The title already gives away the main focus of this new series of works: skin. Just thinking about it, some unsettling images and films come to mind — from Almodovar’s The Skin I Live In (2011) to the most recent The Substance (2024), to others like Julia Ducournau’s Raw (2016) or Cronenberg’s The Fly (1986). In an age where ‘skinfluencers’ are all the rage and people are happily engaging in twelve-step routines before going to bed, we’re more aware than ever of the skin we live in. Elsa Rouy, like any good artist, is able to capture those concerns — but not as you may think.
As curator Emily Steer writes in the exhibition text, in the artist’s  paintings “the skin is rendered viscerally in thick paint.
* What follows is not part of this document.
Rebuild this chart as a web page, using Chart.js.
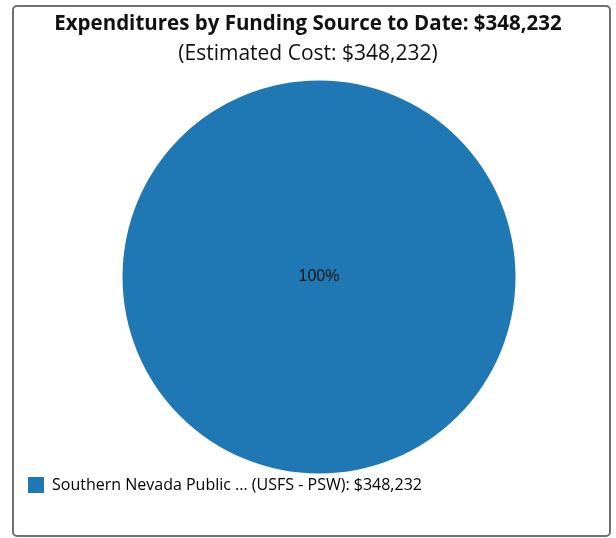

Sometimes it seems waxy and stretched, as though her figures are wrapped in plastic packaging or hovering somewhere between living, breathing human and inanimate doll; in other works, it is broken and bruised, slashed through with thin streaks of paint, bubbling up from layers underneath, or flushed from burst capillaries under the surface.”
But it isn’t only about texture; colours influence too. In her new series, Rouy paints the characters in ill-looking hues — an undefined tone between grey and green, with splashes of peachy orange and pink. The poses don’t help either: an open-legged woman feels strangely uncomfortable, while a group of naked people seem a film still from a horror movie; they aren’t dancing like in Henri Matisse’s Dance nor engaging in sexual activity; they’re sort of paralysed but also trying to escape. Another close-up of a torso shows someone scratching their back — and the painting truly looks like they have a rash.
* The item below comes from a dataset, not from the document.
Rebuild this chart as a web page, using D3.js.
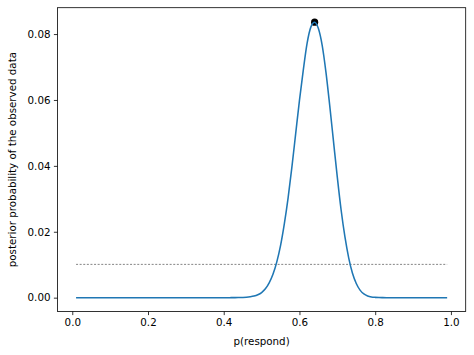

That’s something Rouy is great at: creating this discomfort on the viewer but also spark their imagination to question what they’re looking at. Are these characters in pain? In fear? Are they as uncomfortable as we are? Are they even aware that they look so odd? Slowly building an incredibly personal universe, the painter is carving a space for herself in the art scene. So don’t miss her next steps.
The exhibition I Pictured Skin by Elsa Rouy is on view until the 26th of April at GNYP Gallery, Knesebeckstraße 96, Berlin, Germany.